Inspectors visiting a Fife care home found mattresses and pressure cushions contaminated with body fluids.
The Care Inspectorate said vulnerable residents at Chapel Level Nursing Home in Kirkcaldy were not appropriately protected from Covid-19 due to the contamination of a significant amount of equipment, which also included crash mats and toileting aids.
Wooden hand rails, skirting boards and door frames along the home’s corridors were found to be chipped, with peeling paint, which made them hard to clean, while freshly laundered items were stored in a area contaminated with dust and debris.
The inspectors described the cleaning as inadequate.
They also found staff were wearing vinyl gloves to deliver personal care, which they are not suitable for, and nitrile gloves were not readily available at PPE stations.
They were so worried they ruled the care and support offered to residents during the coronavirus pandemic was weak and issued a “serious concerns” letter ordering immediate improvements.
Chapel Level is owned by HC-One, one of the UK’s biggest care home providers, and has remained Covid-free throughout the pandemic.

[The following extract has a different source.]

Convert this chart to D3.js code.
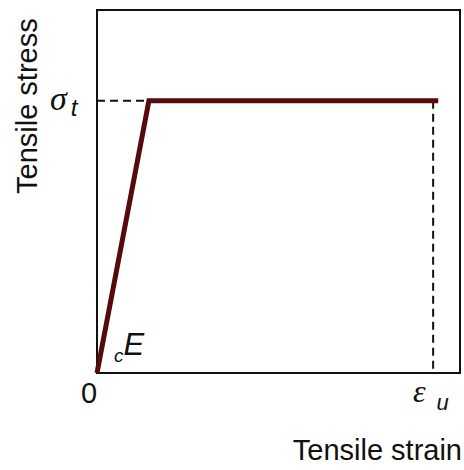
<!DOCTYPE html>
<html lang="en">
<head>
<meta charset="UTF-8">
<title>tensile</title>
<script src="https://cdn.jsdelivr.net/npm/d3@7"></script>
<style>
    body { margin:0; background:#fff; }
    .lbl { font-family: "Liberation Sans", Arial, sans-serif; fill:#111; }
    .sym { font-family: "Liberation Serif", "DejaVu Serif", serif; font-style: italic; fill:#111; }
</style>
</head>
<body>
<div id="chart"></div>
<script>
// normalised strain / stress values of the bilinear model
var strainPts = [0, 0.143, 0.94];
var stressPts = [0, 0.75, 0.75];
var sigmaT = 0.75;      // tensile strength level
var epsU = 0.926;       // ultimate strain
var epsY = 0.143;       // strain at sigma_t

var W = 464, H = 470;
var svg = d3.select("#chart").append("svg")
    .attr("width", W).attr("height", H);

var x = d3.scaleLinear().domain([0, 1]).range([97, 460]);
var y = d3.scaleLinear().domain([0, 1]).range([373, 10]);

// frame
svg.append("rect")
    .attr("x", x(0)).attr("y", y(1))
    .attr("width", x(1) - x(0)).attr("height", y(0) - y(1))
    .attr("fill", "none").attr("stroke", "#111").attr("stroke-width", 2);

// dashed guides
svg.append("line")
    .attr("x1", x(0)).attr("x2", x(epsY))
    .attr("y1", y(sigmaT)).attr("y2", y(sigmaT))
    .attr("stroke", "#111").attr("stroke-width", 2).attr("stroke-dasharray", "8,5");
svg.append("line")
    .attr("x1", x(epsU)).attr("x2", x(epsU))
    .attr("y1", y(sigmaT)).attr("y2", y(0))
    .attr("stroke", "#111").attr("stroke-width", 2).attr("stroke-dasharray", "8,5");

// stress-strain curve
var pts = strainPts.map(function(s, i){ return [s, stressPts[i]]; });
var line = d3.line().x(function(d){ return x(d[0]); }).y(function(d){ return y(d[1]); });
svg.append("path")
    .attr("d", line(pts))
    .attr("fill", "none").attr("stroke", "#560a0c").attr("stroke-width", 5)
    .attr("stroke-linejoin", "miter");

// axis titles
svg.append("text").attr("class", "lbl")
    .attr("transform", "translate(37,194) rotate(-90)")
    .attr("font-size", 29)
    .text("Tensile stress");
svg.append("text").attr("class", "lbl")
    .attr("x", 462).attr("y", 460).attr("text-anchor", "end")
    .attr("font-size", 29)
    .text("Tensile strain");

// symbols
var sig = svg.append("text").attr("class", "sym")
    .attr("x", 50).attr("y", 110).attr("font-size", 34);
sig.append("tspan").text("σ");
sig.append("tspan").attr("class", "lbl").attr("font-size", 24).attr("dx", 4).attr("dy", 6)
    .attr("font-style", "italic").text("t");

svg.append("text").attr("class", "lbl")
    .attr("x", x(0) - 8).attr("y", 403).attr("text-anchor", "middle")
    .attr("font-size", 29).text("0");

var eps = svg.append("text").attr("class", "sym")
    .attr("x", 413).attr("y", 402).attr("font-size", 32);
eps.append("tspan").text("ε");
eps.append("tspan").attr("class", "lbl").attr("font-size", 22).attr("dx", 11).attr("dy", 8)
    .attr("font-style", "italic").text("u");

var ce = svg.append("text").attr("class", "lbl")
    .attr("x", 114).attr("y", 362).attr("font-style", "italic");
ce.append("tspan").attr("font-size", 19).text("c");
ce.append("tspan").attr("font-size", 31).attr("dy", -7).text("E");
</script>
</body>
</html>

HC-One said it took the Care Inspectorate’s comments very seriously and had immediately rectified the issues raised.
In their report, the inspectors said: “During an outbreak of Covid-19, the application of strict infection control procedures is paramount to make sure people are safe.
“People using the service should be able to expect an environment that is well looked after with clean, tidy, well-maintained premises, furnishings and equipment.

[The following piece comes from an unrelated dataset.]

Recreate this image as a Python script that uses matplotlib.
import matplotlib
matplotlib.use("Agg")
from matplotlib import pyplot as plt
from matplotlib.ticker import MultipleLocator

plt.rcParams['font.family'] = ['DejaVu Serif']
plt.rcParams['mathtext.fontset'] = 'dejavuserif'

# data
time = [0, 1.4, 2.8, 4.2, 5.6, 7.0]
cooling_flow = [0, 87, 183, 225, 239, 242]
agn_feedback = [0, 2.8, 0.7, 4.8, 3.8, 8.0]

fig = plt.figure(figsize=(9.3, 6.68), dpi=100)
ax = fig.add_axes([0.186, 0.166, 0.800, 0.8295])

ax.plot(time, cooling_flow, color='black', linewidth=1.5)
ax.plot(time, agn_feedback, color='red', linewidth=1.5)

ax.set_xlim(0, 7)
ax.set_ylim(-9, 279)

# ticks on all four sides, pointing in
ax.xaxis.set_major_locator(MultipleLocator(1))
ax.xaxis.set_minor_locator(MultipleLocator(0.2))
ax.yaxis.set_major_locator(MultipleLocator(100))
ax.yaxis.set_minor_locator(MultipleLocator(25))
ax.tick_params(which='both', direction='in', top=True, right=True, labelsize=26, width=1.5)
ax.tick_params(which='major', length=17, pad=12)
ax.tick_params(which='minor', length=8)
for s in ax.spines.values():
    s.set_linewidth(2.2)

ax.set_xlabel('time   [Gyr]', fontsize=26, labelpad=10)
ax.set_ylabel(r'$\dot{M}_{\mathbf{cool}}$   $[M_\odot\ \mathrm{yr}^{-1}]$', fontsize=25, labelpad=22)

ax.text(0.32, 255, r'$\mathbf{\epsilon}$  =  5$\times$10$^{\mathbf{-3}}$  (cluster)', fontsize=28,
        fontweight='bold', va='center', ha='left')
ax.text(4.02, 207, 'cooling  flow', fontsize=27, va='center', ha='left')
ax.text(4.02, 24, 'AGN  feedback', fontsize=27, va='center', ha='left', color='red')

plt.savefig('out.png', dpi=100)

“However, we found that a significant amount of equipment inspected was contaminated with body fluids.
“This included mattresses, crash mats, pressure-relieving cushions and toileting aids.”
They ruled five mattresses were not fit for purpose and must be replaced.
They also ordered managers to ensure robust cleaning of all equipment in the home was undertaken and a schedule of deep cleaning implemented.
“People experiencing care were not appropriately protected because there was inadequate cleaning,” they said.
The Care Inspectorate revisited the home two days later and found all the requirements had been met.
They also pointed to a number of positive aspects of care within Chapel Level, including regular contact with family and friends via phone calls and video chats during lockdown.
Staff and essential visitors had their temperatures recorded and hand sanitiser was available throughout the care home.
In addition, all new residents to the home were kept in isolation for 14 days, in line with Scottish Government guidance.
A spokesperson for HC-One said: the health, safety and wellbeing of residents and staff were “an absolute priority”.
“We therefore take all feedback from the Care Inspectorate very seriously,” they said.
“Alongside much positive feedback about the overall quality of care being provided, the kindness of the staff team, and the robustness of the home’s infection control plan, we were disappointed that inspectors found some elements of this plan were not being fully implemented.
“This was immediately rectified so that when inspectors returned a few days later they were able to see and approve of the work that had been completed.
“Our regional team is on hand to support local colleagues to make sure our comprehensive coronavirus prevention and protection plan continues to be fully delivered, and all colleagues at the home are working hard to keep residents and each other safe.”